This article by Jim Barnes, CEO of enVista, first appeared on Forbes.com.
Consumers have long detested spending precious time in the grocery store on a weekly, or even daily, basis. The desire for greater convenience is driving significant growth in online grocery demand. With increased online grocery options from many national and regional chains, and in response to mounting consumer expectations, traditional grocery retailers are expanding their omnichannel capabilities for online ordering with same-day pick up from the store, curbside delivery and home delivery services.
That said, omnichannel fulfillment is easier said than done for grocery retailers. Grocery orders are by far the most complex online orders to fulfill across all retail categories. For example, in my professional experience, I've found that the typical online grocery order includes the following: far more items or stock-keeping units (SKUs) than traditional online retail orders; ambient, frozen and refrigerated foods that require temperature control during fulfillment and post-delivery; and many item attributes within a single food category (organic versus non-organic, gluten-free versus regular, etc.). The incredibly large amount of product variations makes it exceptionally challenging for grocery retailers to ensure all items offered online are:
- Actually in stock and available for picking
- Delivered to various home locations and types without product degradation
- Correctly picked by store associates to ensure order accuracy and customer satisfaction
- Fulfilled within desired consumer timeframes
Traditional grocery stores and in-store inventory were not designed for fulfilling online orders. Thus, many grocers have rapidly implemented omnichannel fulfillment processes that are good enough -- for now. However, as online grocery orders continue to become a larger percentage of sales, grocers need to adopt better processes that avoid common challenges:
- Crowded in-store aisles may occur when store associates are picking items alongside consumers.
- Out-of-stock situations arise when store inventory planning, forecasting and replenishment systems are not integrated with online order demand and systems.
- High item substitution rates are common in the absence of accurate perpetual in-store inventory, resulting in reduced customer satisfaction.
While fulfilling online grocery orders from the store has been a stopgap for the last several years, it is not viable or profitable in the long-term. Dark stores may just be the future of online grocery fulfillment.
What Are Dark Stores?
As online grocery order volumes become too much for existing stores to efficiently handle, one sustainable and strategic option that grocery retailers can leverage is “dark stores,” also known as micro-fulfillment centers. These stores have no consumers present to compete with personal shoppers and are specifically designed for and dedicated to fulfilling digital orders.
Dark stores can improve the efficiency and cost-effectiveness of fulfilling growing online orders by supporting several stores with one dedicated fulfillment location, increasing the efficiency of order picking and enhancing the accuracy and visibility of inventory -- leading to a nimbler order fulfillment process.
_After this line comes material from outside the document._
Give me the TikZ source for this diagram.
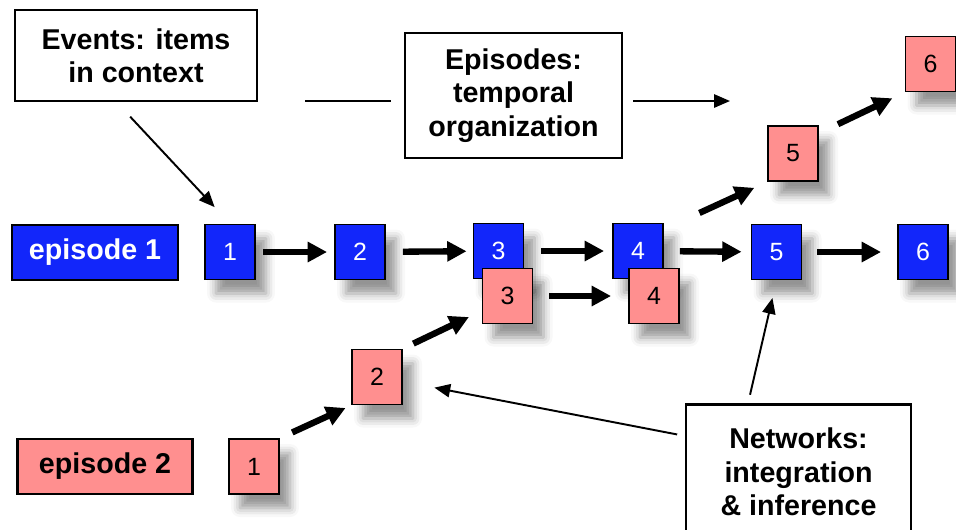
\documentclass[tikz,border=0pt]{standalone}
\usepackage{fontspec}
\setmainfont{Liberation Sans}
\usetikzlibrary{arrows.meta, shadows.blur}

\definecolor{epblue}{RGB}{18,38,250}
\definecolor{eppink}{RGB}{255,143,143}

\begin{document}
\begin{tikzpicture}[
x=0.02cm, y=-0.02cm,
every node/.style={font=\fontsize{16.3}{19}\selectfont\bfseries, align=center},
episode/.style={rectangle, draw=black, line width=1.3pt, minimum height=1.1cm, inner sep=0pt},
event/.style={rectangle, draw=black, line width=1.1pt, minimum width=1cm, minimum height=1.1cm, inner sep=0pt, font=\fontsize{14.2}{16}\selectfont,
  blur shadow={shadow xshift=0.22cm, shadow yshift=-0.28cm, shadow blur radius=0.18cm, shadow opacity=42}},
blue event/.style={event, fill=epblue, text=white},
pink event/.style={event, fill=eppink, text=black},
note/.style={rectangle, draw=black, line width=1.2pt, fill=white, inner sep=0pt},
link/.style={-{Triangle[length=11pt, width=11pt]}, line width=3.6pt},
thin link/.style={-{Triangle[length=9pt, width=7.5pt]}, line width=1.1pt}
]
\useasboundingbox (0,0) rectangle (956,529);

\node[episode, fill=epblue, text=white, minimum width=3.32cm] (ep1) at (95,252.5) {episode 1};
\node[episode, fill=eppink, minimum width=3.5cm] (ep2) at (105,466.5) {episode 2};

\node[blue event] (b1) at (230,252) {1};
\node[blue event] (b2) at (360,252) {2};
\node[blue event] (b3) at (498.5,251) {3};
\node[blue event] (b4) at (638,251) {4};
\node[blue event] (b5) at (776.5,252) {5};
\node[blue event] (b6) at (923,252) {6};

\node[pink event] (p1) at (254,466.5) {1};
\node[pink event] (p2) at (377,377) {2};
\node[pink event] (p3) at (507.5,296) {3};
\node[pink event] (p4) at (654,296) {4};
\node[pink event] (p5) at (793,153.5) {5};
\node[pink event] (p6) at (930.5,64) {6};

\node[note, minimum width=4.84cm, minimum height=1.82cm] (events) at (136,55.5) {Events: items\\in context};
\node[note, minimum width=4.34cm, minimum height=2.5cm] (episodes) at (513.5,95.5) {Episodes:\\temporal\\organization};
\node[note, minimum width=4.5cm, minimum height=2.7cm] (net) at (798.5,472) {Networks:\\integration\\\& inference};

\coordinate (epleft) at (305,101);
\coordinate (epright) at (730,101);

\draw[link, shorten <=0.14cm, shorten >=0.14cm] (b1) -- (b2);
\draw[link, shorten <=0.34cm, shorten >=0.12cm] (b2) -- (b3);
\draw[link, shorten <=0.34cm, shorten >=0.16cm] (b3) -- (b4);
\draw[link, shorten <=0.32cm, shorten >=0.18cm] (b4) -- (b5);
\draw[link, shorten <=0.30cm, shorten >=0.32cm] (b5) -- (b6);

\draw[link, shorten <=0.27cm, shorten >=0.12cm] (p1.north east) -- (p2.south west);
\draw[link, shorten <=0.23cm, shorten >=0.28cm] (p2.north east) -- (p3.210);
\draw[link, shorten <=0.32cm, shorten >=0.34cm] (p3) -- (p4);
\draw[link, shorten <=0.78cm, shorten >=0.28cm] (b4.40) -- (p5.south west);
\draw[link, shorten <=0.42cm, shorten >=0.27cm] (p5.38) -- (p6.south west);

\draw[thin link, shorten <=0.40cm, shorten >=0.45cm] ([xshift=-0.39cm]events.south) -- (b1.north);
\draw[line width=1.1pt, shorten <=0.26cm] (episodes.west |- epleft) -- (epleft);
\draw[thin link, shorten <=0.2cm] (episodes.east |- epright) -- (epright);
\draw[thin link, shorten <=0.16cm, shorten >=0.64cm] ([yshift=-0.65cm]net.north west) -- (p2.-10);
\draw[thin link, shorten <=0.18cm, shorten >=0.36cm] ([xshift=-1.01cm]net.north) -- (b5.south);

\end{tikzpicture}
\end{document}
Extending the reach to support multiple stores, a single dark store can fulfill orders from many stores in a geographic region to increase the profitability of operations by sharing the fixed real estate costs. Picking orders is much more efficient in smaller footprint locations, especially when pickers don’t have to dodge customers in aisles. Without customers in dark stores, it is feasible to use robots to pick orders for increased efficiency and reduced labor costs. Increased inventory accuracy and visibility in dark stores can dramatically reduce substitution rates, which can increase customer satisfaction.
Successful implementation of a dark store fulfillment center depends on choosing the right location, optimizing your inventory size and assortment, identifying the best curbside pick-up locations and efficiently solving the last mile of delivery and prepared food challenges.
Identifying the best location for a dark store depends on current store sizes and available real estate in each market. Another key decision you'll need to make is determining how many and which SKUs your dark store should carry. For maximum efficiency and profitability, dark stores will need to carry less SKUs than a traditional store, with product assortments customized to each region based on customer demand.
If the dark store location is not within or adjacent to a retail store, curbside pick-up can be accommodated by dedicating parking stalls for order pick-up outside the dark store. The last mile remains a challenge for effective (and cost-effective) home delivery. Taking a hybrid approach based on geography may make sense here. For example, you can crowdsource for lower-volume, rural towns and outsource to third-party delivery services in high-volume, urban cities. Lastly, in-demand and highly profitable freshly prepared foods, such as take-and-eat, take-and-heat and meal kits, may not be available from all dark stores and may require separate ordering processing and/or fulfillment from a traditional store. These options often require separate delivery.
The Future Of Online Grocery Shopping
Online grocery shopping will continue to grow as consumers increasingly value and expect convenience. Omnichannel fulfillment is not profitable unless consumers convert into long-term, loyal online shoppers -- and then the lifetime value of the customer becomes exceptionally valuable. Thus, it is imperative to get online fulfillment right -- every time. As more consumers embrace online grocery, brands must improve the efficiency and accuracy of fulfilling orders to building brand loyalty and avoid disappointing customers.
It is time for grocers to consider alternatives, like dark stores, to improve the profitability and efficiency of online orders. New, yet proven, approaches like these are imperative for long-term survival.